BY Anna Altman in Reviews | 01 NOV 09
Featured in
Issue 127

Hito Steyerl

Neuer Berliner Kunstverein, Germany

A
BY Anna Altman in Reviews | 01 NOV 09

In each of five thoroughly researched films presented at the Neuer Berliner Kunstverein, Hito Steyerl investigates the parallel lives of images, their origins and their trajectories, mixing documentary and found footage with fictional elements. Two of her most recent works take the film industry and its detritus as their subjects. After the Crash (2009) didactically critiques how the Hollywood-supported business of renting destroyed planes as movie props discourages companies from recycling. Intercutting an interview with a scrap purveyor with crash footage and montages from action films, Steyerl nevertheless effectively skewers a largely unregistered Hollywood manoeuvre, whereby film violence perpetuates real-world waste.
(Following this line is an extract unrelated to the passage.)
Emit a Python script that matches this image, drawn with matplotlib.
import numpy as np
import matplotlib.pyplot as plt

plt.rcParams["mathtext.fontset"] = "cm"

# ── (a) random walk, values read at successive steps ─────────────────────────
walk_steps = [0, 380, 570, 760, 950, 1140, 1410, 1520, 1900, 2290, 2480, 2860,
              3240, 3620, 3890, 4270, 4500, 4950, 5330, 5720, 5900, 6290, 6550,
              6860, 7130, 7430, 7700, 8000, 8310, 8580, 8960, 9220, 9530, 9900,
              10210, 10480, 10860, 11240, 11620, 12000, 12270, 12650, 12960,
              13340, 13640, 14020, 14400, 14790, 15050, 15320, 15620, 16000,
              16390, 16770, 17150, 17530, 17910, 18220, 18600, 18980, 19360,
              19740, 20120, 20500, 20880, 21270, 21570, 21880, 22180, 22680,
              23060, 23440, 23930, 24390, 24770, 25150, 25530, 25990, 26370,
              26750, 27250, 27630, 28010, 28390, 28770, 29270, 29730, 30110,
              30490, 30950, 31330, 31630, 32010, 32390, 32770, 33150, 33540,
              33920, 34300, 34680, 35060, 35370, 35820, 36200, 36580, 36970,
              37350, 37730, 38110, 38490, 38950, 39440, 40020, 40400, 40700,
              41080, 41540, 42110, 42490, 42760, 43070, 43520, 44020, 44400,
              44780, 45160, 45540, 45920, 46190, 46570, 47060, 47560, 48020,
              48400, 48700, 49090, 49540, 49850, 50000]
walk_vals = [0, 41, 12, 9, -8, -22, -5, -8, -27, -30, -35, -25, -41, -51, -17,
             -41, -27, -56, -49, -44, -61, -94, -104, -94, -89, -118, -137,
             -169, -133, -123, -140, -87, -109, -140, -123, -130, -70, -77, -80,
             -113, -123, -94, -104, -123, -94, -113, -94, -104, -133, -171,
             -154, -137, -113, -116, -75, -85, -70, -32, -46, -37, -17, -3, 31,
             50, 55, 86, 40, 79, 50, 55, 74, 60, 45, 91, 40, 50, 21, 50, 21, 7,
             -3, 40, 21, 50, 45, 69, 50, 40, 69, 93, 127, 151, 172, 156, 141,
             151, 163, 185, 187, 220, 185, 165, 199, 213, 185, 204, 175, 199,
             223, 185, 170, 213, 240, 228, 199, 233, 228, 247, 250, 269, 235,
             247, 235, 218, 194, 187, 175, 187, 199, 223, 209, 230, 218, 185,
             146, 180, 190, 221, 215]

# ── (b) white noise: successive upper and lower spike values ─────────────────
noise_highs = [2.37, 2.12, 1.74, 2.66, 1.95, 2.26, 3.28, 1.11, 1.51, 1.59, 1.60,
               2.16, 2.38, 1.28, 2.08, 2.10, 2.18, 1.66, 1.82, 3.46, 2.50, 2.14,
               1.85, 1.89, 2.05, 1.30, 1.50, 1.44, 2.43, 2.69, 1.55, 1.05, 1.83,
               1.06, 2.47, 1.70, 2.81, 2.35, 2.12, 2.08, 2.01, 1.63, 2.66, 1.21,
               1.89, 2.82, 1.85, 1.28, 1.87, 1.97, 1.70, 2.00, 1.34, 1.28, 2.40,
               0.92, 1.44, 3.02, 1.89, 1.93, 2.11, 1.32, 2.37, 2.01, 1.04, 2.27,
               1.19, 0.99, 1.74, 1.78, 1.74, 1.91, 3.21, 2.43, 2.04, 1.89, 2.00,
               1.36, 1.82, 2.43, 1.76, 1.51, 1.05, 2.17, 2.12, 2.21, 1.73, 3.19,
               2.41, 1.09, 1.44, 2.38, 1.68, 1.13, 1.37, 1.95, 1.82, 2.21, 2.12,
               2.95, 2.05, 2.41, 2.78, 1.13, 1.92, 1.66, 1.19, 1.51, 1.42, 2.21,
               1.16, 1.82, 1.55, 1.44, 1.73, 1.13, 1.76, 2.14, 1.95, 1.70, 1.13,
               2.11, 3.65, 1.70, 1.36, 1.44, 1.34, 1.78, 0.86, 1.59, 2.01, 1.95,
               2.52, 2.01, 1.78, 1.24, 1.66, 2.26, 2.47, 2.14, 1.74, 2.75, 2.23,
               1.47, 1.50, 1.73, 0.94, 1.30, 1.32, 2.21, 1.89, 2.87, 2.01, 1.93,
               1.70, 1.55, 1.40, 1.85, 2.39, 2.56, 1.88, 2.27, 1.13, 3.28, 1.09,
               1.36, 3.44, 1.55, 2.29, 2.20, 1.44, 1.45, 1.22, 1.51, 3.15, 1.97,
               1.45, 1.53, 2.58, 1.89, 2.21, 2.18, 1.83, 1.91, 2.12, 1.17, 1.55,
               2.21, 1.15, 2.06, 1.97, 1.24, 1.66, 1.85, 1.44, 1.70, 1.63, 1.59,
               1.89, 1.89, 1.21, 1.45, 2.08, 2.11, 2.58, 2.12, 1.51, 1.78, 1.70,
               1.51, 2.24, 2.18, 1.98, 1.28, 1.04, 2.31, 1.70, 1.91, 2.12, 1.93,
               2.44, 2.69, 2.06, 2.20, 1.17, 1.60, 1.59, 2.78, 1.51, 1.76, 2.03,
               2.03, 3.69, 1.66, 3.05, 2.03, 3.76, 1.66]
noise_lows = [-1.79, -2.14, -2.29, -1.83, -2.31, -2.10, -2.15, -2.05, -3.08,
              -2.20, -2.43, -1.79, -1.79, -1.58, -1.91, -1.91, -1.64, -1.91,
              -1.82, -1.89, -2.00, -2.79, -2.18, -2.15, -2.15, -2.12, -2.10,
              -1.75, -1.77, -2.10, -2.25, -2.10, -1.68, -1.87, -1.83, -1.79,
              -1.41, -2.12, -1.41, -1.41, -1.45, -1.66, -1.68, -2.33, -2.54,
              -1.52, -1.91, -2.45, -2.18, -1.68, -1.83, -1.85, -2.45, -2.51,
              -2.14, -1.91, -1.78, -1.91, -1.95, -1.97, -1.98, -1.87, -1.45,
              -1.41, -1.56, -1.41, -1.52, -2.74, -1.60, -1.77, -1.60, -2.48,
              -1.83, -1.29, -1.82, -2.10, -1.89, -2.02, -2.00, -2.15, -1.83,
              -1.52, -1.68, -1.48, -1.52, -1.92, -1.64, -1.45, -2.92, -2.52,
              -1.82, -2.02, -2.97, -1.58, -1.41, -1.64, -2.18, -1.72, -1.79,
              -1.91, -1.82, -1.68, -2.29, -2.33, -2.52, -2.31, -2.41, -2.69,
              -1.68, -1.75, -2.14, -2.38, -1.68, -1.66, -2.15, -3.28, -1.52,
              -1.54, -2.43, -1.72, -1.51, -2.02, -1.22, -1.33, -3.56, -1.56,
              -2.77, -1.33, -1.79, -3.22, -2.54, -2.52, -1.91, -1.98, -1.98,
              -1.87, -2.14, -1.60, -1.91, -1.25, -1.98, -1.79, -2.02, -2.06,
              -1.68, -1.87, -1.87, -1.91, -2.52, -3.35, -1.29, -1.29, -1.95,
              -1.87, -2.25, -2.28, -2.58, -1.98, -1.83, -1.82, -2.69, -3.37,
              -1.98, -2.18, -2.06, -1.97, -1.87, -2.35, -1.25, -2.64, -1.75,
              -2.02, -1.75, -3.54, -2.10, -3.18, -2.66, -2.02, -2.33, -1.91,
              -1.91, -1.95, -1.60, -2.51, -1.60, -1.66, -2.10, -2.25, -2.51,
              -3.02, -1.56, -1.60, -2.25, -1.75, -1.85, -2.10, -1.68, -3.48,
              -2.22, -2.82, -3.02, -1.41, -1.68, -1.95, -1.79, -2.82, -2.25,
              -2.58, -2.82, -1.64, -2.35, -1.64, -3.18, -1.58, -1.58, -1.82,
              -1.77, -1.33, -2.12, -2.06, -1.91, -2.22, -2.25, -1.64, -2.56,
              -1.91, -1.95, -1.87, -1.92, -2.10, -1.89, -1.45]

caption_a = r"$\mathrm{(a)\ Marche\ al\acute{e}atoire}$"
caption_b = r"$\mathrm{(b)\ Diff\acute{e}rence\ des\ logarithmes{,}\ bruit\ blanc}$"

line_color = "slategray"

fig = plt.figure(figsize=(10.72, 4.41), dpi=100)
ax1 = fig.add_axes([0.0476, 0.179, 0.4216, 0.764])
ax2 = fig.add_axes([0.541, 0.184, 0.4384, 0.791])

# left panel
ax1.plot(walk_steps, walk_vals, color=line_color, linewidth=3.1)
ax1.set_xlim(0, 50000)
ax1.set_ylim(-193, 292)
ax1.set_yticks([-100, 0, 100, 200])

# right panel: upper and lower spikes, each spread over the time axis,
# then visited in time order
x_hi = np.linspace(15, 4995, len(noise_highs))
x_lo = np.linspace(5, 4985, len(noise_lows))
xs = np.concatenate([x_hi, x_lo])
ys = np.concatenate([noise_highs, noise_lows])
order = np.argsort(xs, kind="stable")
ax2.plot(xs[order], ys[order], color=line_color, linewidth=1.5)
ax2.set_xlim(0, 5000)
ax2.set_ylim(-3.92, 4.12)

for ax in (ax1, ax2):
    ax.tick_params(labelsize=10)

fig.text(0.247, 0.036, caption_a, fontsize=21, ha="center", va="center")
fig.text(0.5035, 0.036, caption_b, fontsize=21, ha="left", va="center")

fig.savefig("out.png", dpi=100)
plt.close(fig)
Two longer films – November (2004) and Lovely Andrea (2007) – examine the ways in which images circulate beyond their original purposes, accumulating fictional meaning and becoming lost to their original subjects. Both works link back to the artist’s teenage friendship with Andrea Wolf. November opens with fight scenes from Steyerl’s first film, a Faster, Pussycat! Kill! Kill!-inspired story of women fighting men in the name of justice, which she made when she was still in her teens. It follows Wolf, the charismatic star of that first film, who later joined the PKK (Parti Karkerani Kurdistan, or Kurdistan Workers’ Party), a socialist separatist group regarded as a terrorist organization by the USA and the EU; Wolf was killed by Turkish police after being arrested in northern Iraq in 1998. Her body, we are told, has disappeared without a trace, but her image has since become an icon of martyrdom, displayed on posters at Kurdish protests. After Steyerl finds one such poster hidden among pornographic ones at a cinema, the artist considers the transformation of her friend Wolf as well as her parallel life as an image, from Wolf’s fictional character as a tough-as-nails feminist fighter to her guerrilla days to her eventual martyrdom. This path repeatedly brings Steyerl back to Germany: the Turkish army used weapons from the former East Germany’s stockpile to quell Kurdish uprisings, and one-third of Germany’s large Turkish minority is Kurdish. The international links to her friend’s death contrast with the isolation latent in the film’s title, which Steyerl’s voice-over explains during the film: ‘The time after October, a time when revolution seems to be over and peripheral struggles have become particular, localist and almost impossible to communicate.’

Commissioned for documenta 12, Lovely Andrea details the artist’s search for a long-lost pornographic photograph of herself as a bondage model, using the assumed name of ‘Andrea’, which was taken during the 1980s while Steyerl was studying at the Japan Academy of Moving Images in Tokyo. This search brings Steyerl into contact with the surprisingly expansive bondage industry – the photographers she meets admit that ‘many girls are tricked into it’ – as well as with the self-assured bondage model and translator, Asagi Ageha. (Ageha also stars in In/Dependence, a 2008 double projection in which she performs ‘self-suspension’: solo performances that draw on bondage modelling but emphasize acrobatic elements; in an inverted projection, she looks as though she is propelled upwards, floating weightless.)

Describing the Japanese film Gokushiteki erosu: Renka 1974 (Extreme Private Eros: Love Song 1974, 1974), Steyerl once told frieze that the film’s ‘intense mix of sexuality, lingering violence and militarization […] knocked me back: it evoked a politics of full contact, a documentary approach that was not only embedded but embodied.’ Steyerl likens her documentary strategy to the montage aspects of protest movements themselves: piecing together a platform, building a coalition. To that end, Steyerl amasses an eclectic array of sources, integrating unlikely windfalls from her research and selecting found-footage that effectively highlights and deepens the central narrative of each film.